Influencer marketing can increase trust and authenticity for a brand. A 2015 report from Nielsen on trust in advertising states that 83 percent of consumers say they completely or somewhat trust the recommendations of friends and family. Sixty-six percent say they trust consumer opinions posted online.

The art of influencer marketing is getting your content in front of like-minded, influential individuals in hopes they’ll share it, comment on it or otherwise provide the content directly to their audience base. This exposure can increase brand awareness and attract new potential customers.

From dwindling leads to kindling leads

The client data outlined at the beginning of this post shows a declining performance at the top of the funnel, which impacted various channels at the bottom of the funnel.
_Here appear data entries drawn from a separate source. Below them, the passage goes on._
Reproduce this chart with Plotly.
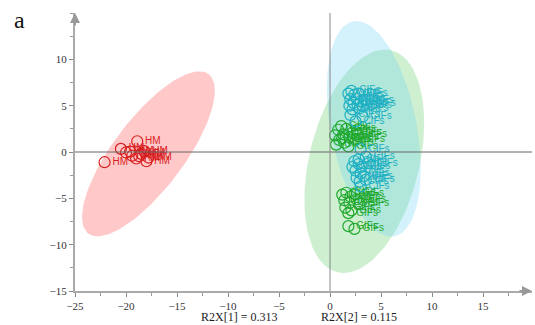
import numpy as np
import plotly.graph_objects as go

# ---- data (PCA scores t[1], t[2]) ----
hm_x = [-18.9, -20.5, -22.1, -20.0, -19.4, -18.2, -18.0, -18.7, -19.0, -18.5, -17.8, -19.6]
hm_y = [1.16, 0.34, -1.1, -0.05, -0.4, 0.1, -1.0, -0.45, -0.7, -0.2, -0.6, 0.05]

cif_x = [1.8, 2.1, 2.4, 2.0, 2.3, 1.9, 2.2, 2.6, 2.8, 3.0, 3.2, 2.9, 3.4, 3.6, 2.7,
         2.5, 2.0, 3.2, 3.0, 3.5, 2.8,
         2.4, 2.8, 3.1, 2.5, 3.0, 2.6, 3.3, 2.9, 3.5, 3.0, 3.8, 2.2]
cif_y = [6.3, 6.6, 6.2, 5.7, 5.3, 5.0, 4.6, 5.8, 6.3, 5.5, 5.0, 4.7, 5.6, 5.2, 5.1,
         3.3, 4.0, 3.8, 0.3, -0.5, -0.8,
         -1.0, -1.3, -1.6, -2.0, -2.3, -2.8, -2.6, -3.2, -3.0, -3.7, -1.2, -1.6]

gif_x = [0.5, 0.8, 1.1, 0.9, 1.3, 1.6, 1.4, 1.9, 2.2, 2.5, 0.6, 1.8, 2.7, 1.2,
         1.2, 1.6, 2.0, 2.4, 1.4, 1.9, 2.6, 1.5, 2.1, 1.8, 2.9,
         1.8, 2.4]
gif_y = [1.8, 2.4, 2.8, 1.3, 1.9, 2.5, 1.0, 1.6, 2.1, 1.3, 0.8, 0.6, 1.9, 1.5,
         -4.6, -4.4, -4.8, -4.5, -5.2, -5.5, -5.1, -6.0, -6.3, -6.6, -5.6,
         -8.0, -8.3]

# confidence ellipses: centre and two half-axis vectors (data units)
ell_hm = dict(c=(-17.8, -0.2), u=(5.9, 8.6), v=(-2.75, 2.3))
ell_cif = dict(c=(4.29, 2.50), u=(2.01, -11.6), v=(4.14, 0.86))
ell_gif = dict(c=(3.36, -1.0), u=(2.65, 11.97), v=(5.24, -1.41))

x_range = [-25, 19.8]
y_range = [-15, 15]
x_ticks = [-25, -20, -15, -10, -5, 0, 5, 10, 15]
y_ticks = [-15, -10, -5, 0, 5, 10]
r2x_1 = "R2X[1] = 0.313"
r2x_2 = "R2X[2] = 0.115"

SERIF = "Liberation Serif, Times New Roman, serif"
SANS = "Liberation Sans, Arial, sans-serif"


def ellipse(e):
    t = np.linspace(0, 2 * np.pi, 121)
    cx, cy = e["c"]
    ux, uy = e["u"]
    vx, vy = e["v"]
    return cx + ux * np.cos(t) + vx * np.sin(t), cy + uy * np.cos(t) + vy * np.sin(t)


fig = go.Figure()
for e, fc in [(ell_hm, "rgba(255,100,100,0.35)"),
              (ell_gif, "rgba(80,200,90,0.28)"),
              (ell_cif, "rgba(100,210,240,0.28)")]:
    ex, ey = ellipse(e)
    fig.add_trace(go.Scatter(x=ex, y=ey, mode="lines", fill="toself",
                             fillcolor=fc, line=dict(width=0), hoverinfo="skip"))

for xs, ys, lab, col in [(hm_x, hm_y, "HM", "#d81e1e"),
                         (gif_x, gif_y, "GIFs", "#1fa82e"),
                         (cif_x, cif_y, "CIFs", "#1fb0c4")]:
    fig.add_trace(go.Scatter(
        x=xs, y=ys, mode="markers+text", text=[lab] * len(xs),
        textposition="middle right",
        textfont=dict(family=SANS, size=10, color=col),
        marker=dict(symbol="circle-open", size=11, color=col, line=dict(width=1.2, color=col)),
        cliponaxis=False))

# zero lines above fills
fig.add_shape(type="line", xref="paper", x0=0, x1=1, yref="y", y0=0, y1=0,
              line=dict(color="#666", width=1), layer="above")
fig.add_shape(type="line", xref="x", x0=0, x1=0, yref="paper", y0=0, y1=1,
              line=dict(color="#888", width=1), layer="above")

axis_common = dict(showgrid=False, zeroline=False, showline=True, linecolor="#aaa",
                   linewidth=2, ticks="outside", ticklen=4, tickcolor="#888",
                   tickfont=dict(family=SERIF, size=11, color="#333"),
                   layer="above traces",
                   minor=dict(ticks="outside", ticklen=3, tickcolor="#999", dtick=2.5))
fig.update_xaxes(range=x_range, tickmode="array", tickvals=x_ticks, **axis_common)
fig.update_yaxes(range=y_range, tickmode="array", tickvals=y_ticks, **axis_common)

# arrow heads
fig.add_annotation(x=x_range[1], y=y_range[0], xref="x", yref="y", ax=-14, ay=0,
                   showarrow=True, arrowhead=2, arrowsize=1, arrowwidth=2,
                   arrowcolor="#999", text="")
fig.add_annotation(x=x_range[0], y=y_range[1], xref="x", yref="y", ax=0, ay=14,
                   showarrow=True, arrowhead=2, arrowsize=1, arrowwidth=2,
                   arrowcolor="#999", text="")

fig.add_annotation(x=-8.9, y=0, xref="x", yref="paper", yshift=-17, text=r2x_1,
                   showarrow=False, font=dict(family=SERIF, size=12, color="#222"),
                   xanchor="center", yanchor="top")
fig.add_annotation(x=2.8, y=0, xref="x", yref="paper", yshift=-17, text=r2x_2,
                   showarrow=False, font=dict(family=SERIF, size=12, color="#222"),
                   xanchor="center", yanchor="top")
fig.add_annotation(x=-0.1225, y=1.0, xref="paper", yref="paper", yshift=-7, text="a",
                   showarrow=False, font=dict(family=SERIF, size=24, color="#111"),
                   xanchor="center", yanchor="middle")

fig.update_layout(width=535, height=325, margin=dict(l=75, r=3, t=13, b=34),
                  paper_bgcolor="white", plot_bgcolor="white", showlegend=False,
                  hovermode=False)

fig.write_html("out.html", config={"displayModeBar": False},
               post_script="document.body.style.margin='0px';")
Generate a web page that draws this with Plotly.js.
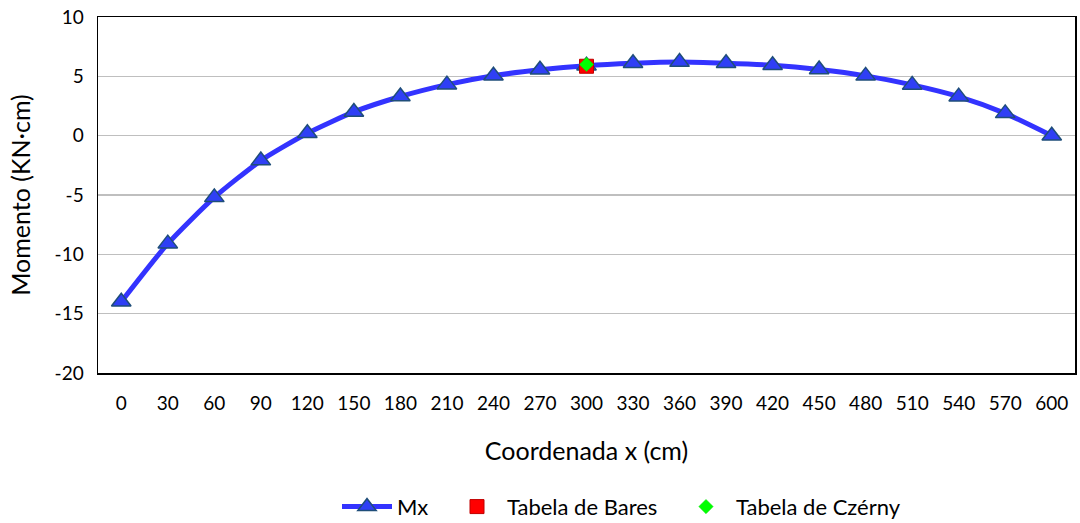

The company’s lead time ranges from two months up to two years, with the lengthiest part of the program being the nurturing of leads that enter the funnel.

To right the ship, we coordinated with the company to put a full-court press plan into place, implementing the tactics below:

  • Develop gated content pushed out monthly
  • Develop four to five supporting blog posts
  • Promote content via paid social to new audiences

Given the lengthy sales cycle, new customers aren’t rolling in the door just yet, but below are initial highlights that indicate a promising turnaround. Over the last 30 days:

  • New users are up 128 percent
  • Organic search sessions are up 11 percent
  • Sessions from direct traffic are up 3.5 percent
  • Social sessions are up 56 percent
  • Sessions from other sources are up 55 percent

From a short-term perspective, it may seem more beneficial to optimize the overall budget by limiting spend at the top of the funnel, but in the long run, limiting investment in prospecting will drive up overall acquisition costs. Wise marketers know that a well-oiled sales pipeline depends on keeping the top of the funnel full with marketing tactics designed to attract the right prospective customers.